# WHAT THE TASK REQUIRES
Reproduce all of the data below without alteration; exclude every picture.
==== STORED DATA ====
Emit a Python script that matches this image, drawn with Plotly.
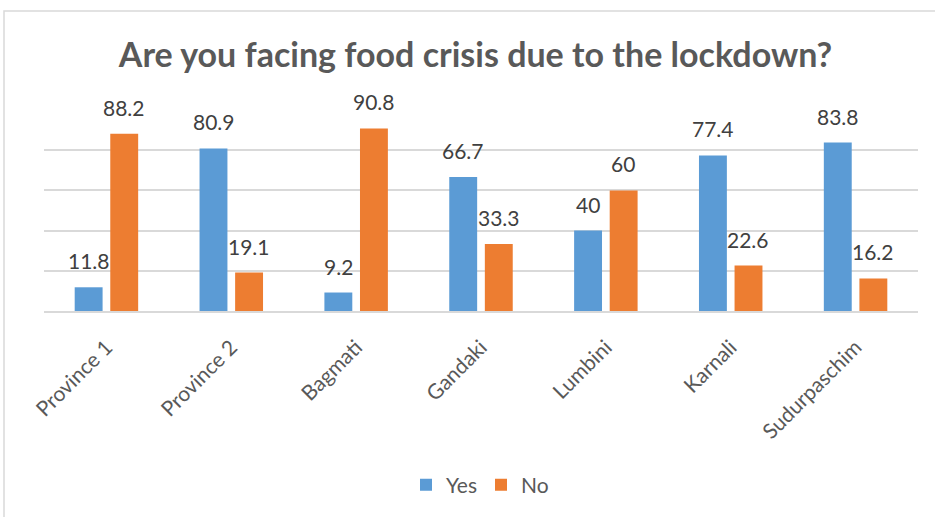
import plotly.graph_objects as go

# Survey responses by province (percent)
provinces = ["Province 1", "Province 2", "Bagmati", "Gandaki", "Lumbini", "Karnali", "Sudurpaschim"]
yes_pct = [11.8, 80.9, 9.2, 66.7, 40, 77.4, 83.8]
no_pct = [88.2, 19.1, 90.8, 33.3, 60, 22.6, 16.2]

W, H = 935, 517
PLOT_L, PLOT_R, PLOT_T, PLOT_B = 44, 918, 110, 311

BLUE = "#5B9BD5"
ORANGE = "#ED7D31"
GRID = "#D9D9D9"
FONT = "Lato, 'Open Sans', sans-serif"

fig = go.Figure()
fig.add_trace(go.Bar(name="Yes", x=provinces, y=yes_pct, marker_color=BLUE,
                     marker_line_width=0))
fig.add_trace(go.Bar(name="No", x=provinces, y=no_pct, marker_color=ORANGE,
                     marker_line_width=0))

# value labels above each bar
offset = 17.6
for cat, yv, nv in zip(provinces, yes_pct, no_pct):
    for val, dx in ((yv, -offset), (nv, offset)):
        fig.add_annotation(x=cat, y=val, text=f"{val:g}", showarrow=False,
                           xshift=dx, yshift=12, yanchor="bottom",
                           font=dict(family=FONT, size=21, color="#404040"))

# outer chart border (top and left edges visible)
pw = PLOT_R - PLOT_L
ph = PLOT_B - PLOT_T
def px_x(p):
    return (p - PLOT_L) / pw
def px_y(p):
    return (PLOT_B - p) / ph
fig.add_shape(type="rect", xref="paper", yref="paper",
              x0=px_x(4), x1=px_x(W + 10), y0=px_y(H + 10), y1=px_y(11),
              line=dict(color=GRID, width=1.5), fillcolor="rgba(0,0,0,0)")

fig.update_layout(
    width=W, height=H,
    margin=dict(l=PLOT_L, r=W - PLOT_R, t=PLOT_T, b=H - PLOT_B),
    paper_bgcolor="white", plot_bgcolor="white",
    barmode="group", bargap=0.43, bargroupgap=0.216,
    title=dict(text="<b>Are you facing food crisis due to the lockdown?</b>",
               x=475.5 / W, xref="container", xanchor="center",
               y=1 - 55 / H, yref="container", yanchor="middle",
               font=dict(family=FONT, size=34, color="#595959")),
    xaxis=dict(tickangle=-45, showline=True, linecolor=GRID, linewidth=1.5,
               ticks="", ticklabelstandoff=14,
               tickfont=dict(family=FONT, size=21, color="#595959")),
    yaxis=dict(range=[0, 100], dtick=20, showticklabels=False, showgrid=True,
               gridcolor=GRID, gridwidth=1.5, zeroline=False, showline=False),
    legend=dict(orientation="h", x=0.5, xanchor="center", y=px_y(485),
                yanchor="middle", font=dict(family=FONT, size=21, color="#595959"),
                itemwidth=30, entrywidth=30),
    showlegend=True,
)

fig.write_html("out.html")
====
# EXERCISE ANSWER
Emit a Python script that matches this image, drawn with Plotly.
import plotly.graph_objects as go

# Survey responses by province (percent)
provinces = ["Province 1", "Province 2", "Bagmati", "Gandaki", "Lumbini", "Karnali", "Sudurpaschim"]
yes_pct = [11.8, 80.9, 9.2, 66.7, 40, 77.4, 83.8]
no_pct = [88.2, 19.1, 90.8, 33.3, 60, 22.6, 16.2]

W, H = 935, 517
PLOT_L, PLOT_R, PLOT_T, PLOT_B = 44, 918, 110, 311

BLUE = "#5B9BD5"
ORANGE = "#ED7D31"
GRID = "#D9D9D9"
FONT = "Lato, 'Open Sans', sans-serif"

fig = go.Figure()
fig.add_trace(go.Bar(name="Yes", x=provinces, y=yes_pct, marker_color=BLUE,
                     marker_line_width=0))
fig.add_trace(go.Bar(name="No", x=provinces, y=no_pct, marker_color=ORANGE,
                     marker_line_width=0))

# value labels above each bar
offset = 17.6
for cat, yv, nv in zip(provinces, yes_pct, no_pct):
    for val, dx in ((yv, -offset), (nv, offset)):
        fig.add_annotation(x=cat, y=val, text=f"{val:g}", showarrow=False,
                           xshift=dx, yshift=12, yanchor="bottom",
                           font=dict(family=FONT, size=21, color="#404040"))

# outer chart border (top and left edges visible)
pw = PLOT_R - PLOT_L
ph = PLOT_B - PLOT_T
def px_x(p):
    return (p - PLOT_L) / pw
def px_y(p):
    return (PLOT_B - p) / ph
fig.add_shape(type="rect", xref="paper", yref="paper",
              x0=px_x(4), x1=px_x(W + 10), y0=px_y(H + 10), y1=px_y(11),
              line=dict(color=GRID, width=1.5), fillcolor="rgba(0,0,0,0)")

fig.update_layout(
    width=W, height=H,
    margin=dict(l=PLOT_L, r=W - PLOT_R, t=PLOT_T, b=H - PLOT_B),
    paper_bgcolor="white", plot_bgcolor="white",
    barmode="group", bargap=0.43, bargroupgap=0.216,
    title=dict(text="<b>Are you facing food crisis due to the lockdown?</b>",
               x=475.5 / W, xref="container", xanchor="center",
               y=1 - 55 / H, yref="container", yanchor="middle",
               font=dict(family=FONT, size=34, color="#595959")),
    xaxis=dict(tickangle=-45, showline=True, linecolor=GRID, linewidth=1.5,
               ticks="", ticklabelstandoff=14,
               tickfont=dict(family=FONT, size=21, color="#595959")),
    yaxis=dict(range=[0, 100], dtick=20, showticklabels=False, showgrid=True,
               gridcolor=GRID, gridwidth=1.5, zeroline=False, showline=False),
    legend=dict(orientation="h", x=0.5, xanchor="center", y=px_y(485),
                yanchor="middle", font=dict(family=FONT, size=21, color="#595959"),
                itemwidth=30, entrywidth=30),
    showlegend=True,
)

fig.write_html("out.html")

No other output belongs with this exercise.